When I first moved to Delmar with my family 11 years ago, I loved the old trees and the quiet streets. I saw basketball hoops turned toward the street and marveled when cars stopped to let a play continue. I told my son he’d be able to ride his bike to school.
I counseled my kids on how to walk and bike safely around our neighborhood, which has few sidewalks. I taught them to meet drivers’ eyes before crossing in front of a car whether they had a stop sign or not. As a family we learned to walk on the left and to wear reflective vests at night. Streetlights are also few.
Delmar, like many neighborhoods in Bethlehem, seems walkable and bikeable. And yet, my kids know which streets not to cross and where to be especially careful.

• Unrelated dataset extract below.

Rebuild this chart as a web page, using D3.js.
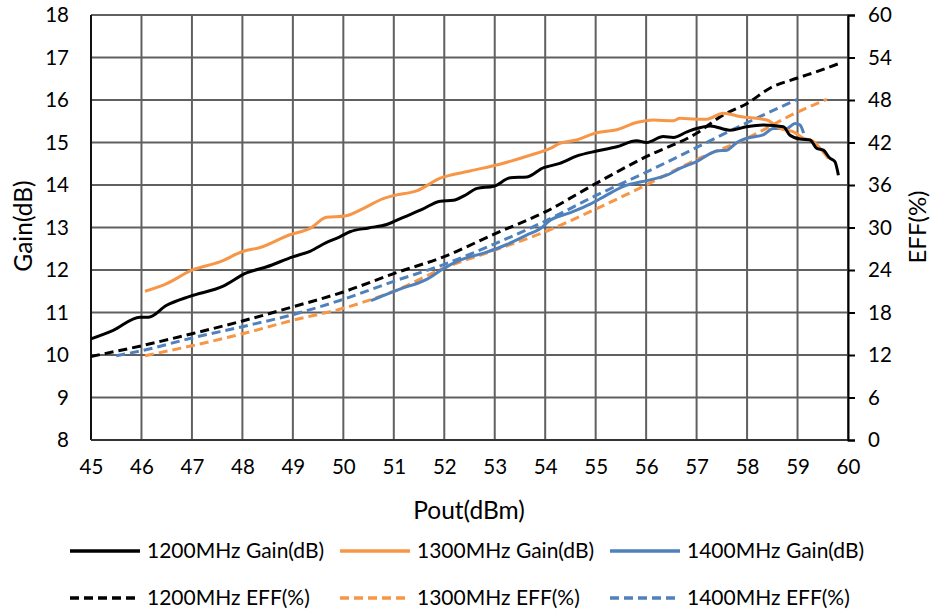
<!DOCTYPE html>
<html><head><meta charset="utf-8">
<script src="https://cdn.jsdelivr.net/npm/d3@7"></script>
<style>body{margin:0;background:#fff;} text{font-family:Lato,"Open Sans",sans-serif;fill:#000;}</style>
</head><body><svg id="c" width="933" height="614"></svg>
<script>
// ---- data ----
const xTicks = [45,46,47,48,49,50,51,52,53,54,55,56,57,58,59,60];
const gainTicks = [8,9,10,11,12,13,14,15,16,17,18];
const effTicks = [0,6,12,18,24,30,36,42,48,54,60];

const g1200x = [45,45.44,45.97,46.14,46.5,46.96,47.62,48.08,48.47,49.0,49.34,49.67,49.93,50.13,50.5,50.86,51.19,51.55,51.92,52.18,52.4,52.65,52.98,53.31,53.64,53.97,54.1,54.29,54.62,55.02,55.42,55.81,56.01,56.34,56.54,56.81,57.0,57.27,57.66,57.99,58.32,58.72,58.85,59.05,59.25,59.38,59.51,59.64,59.74,59.81];
const g1200y = [10.38,10.58,10.89,10.89,11.17,11.38,11.62,11.93,12.07,12.31,12.44,12.65,12.78,12.9,12.99,13.07,13.24,13.42,13.62,13.64,13.75,13.92,13.97,14.17,14.19,14.41,14.45,14.51,14.68,14.8,14.9,15.04,15.0,15.14,15.12,15.25,15.33,15.39,15.29,15.37,15.41,15.37,15.17,15.08,15.06,14.86,14.82,14.63,14.55,14.23];

const g1300x = [46.07,46.5,46.99,47.55,48.02,48.35,48.94,49.34,49.67,50.03,50.4,50.79,50.99,51.45,51.92,52.51,53.1,53.7,54.1,54.29,54.62,55.02,55.42,55.81,56.14,56.54,56.67,57.0,57.2,57.53,57.86,58.39,58.65,58.92,59.12,59.32,59.45,59.61];
const g1300y = [11.5,11.68,11.99,12.19,12.44,12.53,12.83,12.98,13.24,13.27,13.45,13.68,13.75,13.86,14.16,14.33,14.49,14.7,14.86,14.98,15.06,15.23,15.3,15.47,15.53,15.51,15.57,15.55,15.55,15.69,15.61,15.53,15.33,15.25,15.1,15.02,14.86,14.63];

const g1400x = [50.55,51.12,51.65,51.98,52.31,52.84,53.24,53.63,53.9,54.1,54.5,54.89,55.2,55.54,56.08,56.41,56.67,57.0,57.4,57.6,57.8,57.99,58.32,58.52,58.79,58.95,59.05,59.12];
const g1400y = [11.28,11.55,11.78,12.03,12.23,12.42,12.6,12.82,12.97,13.17,13.35,13.55,13.75,13.96,14.12,14.23,14.39,14.55,14.8,14.82,15.0,15.1,15.18,15.33,15.33,15.45,15.41,15.22];

const e1200x = [45,46,47,48,49,50,51,52,53,54,55,56,57,57.53,58,58.46,59,59.38,59.84];
const e1200y = [11.8,13.3,15.0,16.8,18.8,20.9,23.5,25.9,29.1,32.2,36.2,40.0,43.3,45.9,47.5,49.7,51.1,52.0,53.2];

const e1300x = [46.07,47,48,49,50,51,52,53,54,55,56,57,58,59,59.58];
const e1300y = [11.9,13.3,15.0,16.9,18.6,21.0,24.3,26.8,29.4,32.6,36.0,39.6,42.6,46.3,48.1];

const e1400x = [45.5,46,47,48,49,49.93,51,52,53,54,55,56,57,58,59];
const e1400y = [11.9,12.6,14.4,16.0,17.7,19.7,22.4,24.8,27.7,30.9,34.5,37.8,41.3,44.8,48.1];

const seriesNames = ["1200MHz Gain(dB)","1300MHz Gain(dB)","1400MHz Gain(dB)","1200MHz EFF(%)","1300MHz EFF(%)","1400MHz EFF(%)"];
const colors = ["#000000","#F79646","#4F81BD"];

// ---- chart ----
const svg = d3.select("#c");
const L=91, R=848, T=15, B=440;
const x = d3.scaleLinear().domain([45,60]).range([L,R]);
const yG = d3.scaleLinear().domain([8,18]).range([B,T]);
const yE = d3.scaleLinear().domain([0,60]).range([B,T]);

const grid = svg.append("g");
grid.selectAll("line.v").data(xTicks).join("line")
  .attr("x1",d=>x(d)).attr("x2",d=>x(d)).attr("y1",T).attr("y2",B)
  .attr("stroke","#606060").attr("stroke-width",2);
grid.selectAll("line.h").data(gainTicks).join("line")
  .attr("x1",L).attr("x2",R).attr("y1",d=>yG(d)).attr("y2",d=>yG(d))
  .attr("stroke","#606060").attr("stroke-width",2);

// axes lines
svg.append("line").attr("x1",L).attr("x2",L).attr("y1",T).attr("y2",B).attr("stroke","#111").attr("stroke-width",2);
svg.append("line").attr("x1",L).attr("x2",R).attr("y1",B).attr("y2",B).attr("stroke","#333").attr("stroke-width",2);

const rightAxis = d3.axisRight(yE).tickValues(effTicks).tickSize(7).tickPadding(13);
const ra = svg.append("g").attr("transform",`translate(${R},0)`).call(rightAxis);
ra.select(".domain").attr("stroke","#000").attr("stroke-width",2);
ra.selectAll(".tick line").attr("stroke","#000").attr("stroke-width",2);
ra.selectAll("text").attr("font-size",20.5).attr("font-family","Lato").attr("fill","#000");

const leftAxis = d3.axisLeft(yG).tickValues(gainTicks).tickSize(0).tickPadding(22);
const la = svg.append("g").attr("transform",`translate(${L},0)`).call(leftAxis);
la.select(".domain").remove();
la.selectAll("text").attr("font-size",20.5).attr("font-family","Lato").attr("fill","#000");

const bottomAxis = d3.axisBottom(x).tickValues(xTicks).tickSize(0).tickPadding(19);
const ba = svg.append("g").attr("transform",`translate(0,${B})`).call(bottomAxis);
ba.select(".domain").remove();
ba.selectAll("text").attr("font-size",20.5).attr("font-family","Lato").attr("fill","#000");

// titles
svg.append("text").attr("x",469).attr("y",519).attr("text-anchor","middle").attr("font-size",24.5).text("Pout(dBm)");
svg.append("text").attr("transform","translate(32,226) rotate(-90)").attr("text-anchor","middle").attr("font-size",24.5).text("Gain(dB)");
svg.append("text").attr("transform","translate(926,227) rotate(-90)").attr("text-anchor","middle").attr("font-size",24).text("EFF(%)");

// lines
const mk = (xs,ys)=>xs.map((v,i)=>[v,ys[i]]);
const lineG = d3.line().x(d=>x(d[0])).y(d=>yG(d[1])).curve(d3.curveMonotoneX);
const lineE = d3.line().x(d=>x(d[0])).y(d=>yE(d[1])).curve(d3.curveMonotoneX);
const effData = [mk(e1200x,e1200y), mk(e1300x,e1300y), mk(e1400x,e1400y)];
const gainData = [mk(g1200x,g1200y), mk(g1300x,g1300y), mk(g1400x,g1400y)];

const plot = svg.append("g");
[0,1,2].forEach(i=>{
  plot.append("path").attr("d",lineE(effData[i])).attr("fill","none")
    .attr("stroke",colors[i]).attr("stroke-width",3).attr("stroke-dasharray","9,5");
});
[2,1,0].forEach(i=>{
  plot.append("path").attr("d",lineG(gainData[i])).attr("fill","none")
    .attr("stroke",colors[i]).attr("stroke-width",3);
});

// legend
const legX = [70,340,610];
const legY = [551,598];
seriesNames.forEach((name,k)=>{
  const col = k%3, row = Math.floor(k/3);
  const g = svg.append("g");
  g.append("line").attr("x1",legX[col]).attr("x2",legX[col]+70).attr("y1",legY[row]).attr("y2",legY[row])
    .attr("stroke",colors[col]).attr("stroke-width",3.5)
    .attr("stroke-dasharray",row===1?"9,5":null);
  g.append("text").attr("x",legX[col]+77).attr("y",legY[row]).attr("dy","0.35em")
    .attr("font-size",21).text(name);
});
</script></body></html>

Some people drive too fast and others seem oblivious to bikers or walkers who share the road. There will always be a driver to watch out for.
But what about the rest of us? If you walk your dog around the block, if you walk or run the streets for exercise, if you walk to run errands at the post office or the bank, do you follow safe practices? Do you walk on the left, meet drivers’ eyes? Heck, do you wave in thanks to the car who slows down and slides over to give you three feet of cushion? And when you are behind the wheel, do you offer the same courtesy to your walking neighbors?
I wonder if you make the same allowance for bikes. On the narrow streets of my neighborhood, two moving cars cannot pass if there’s a parked car on the road. I see drivers wait patiently in these situations, but rarely see drivers be that patient with a slow-moving biker. Why don’t they wait until it’s safe to pass, rather than put that biker’s safety at risk? Why won’t they accept that biker’s right to the road?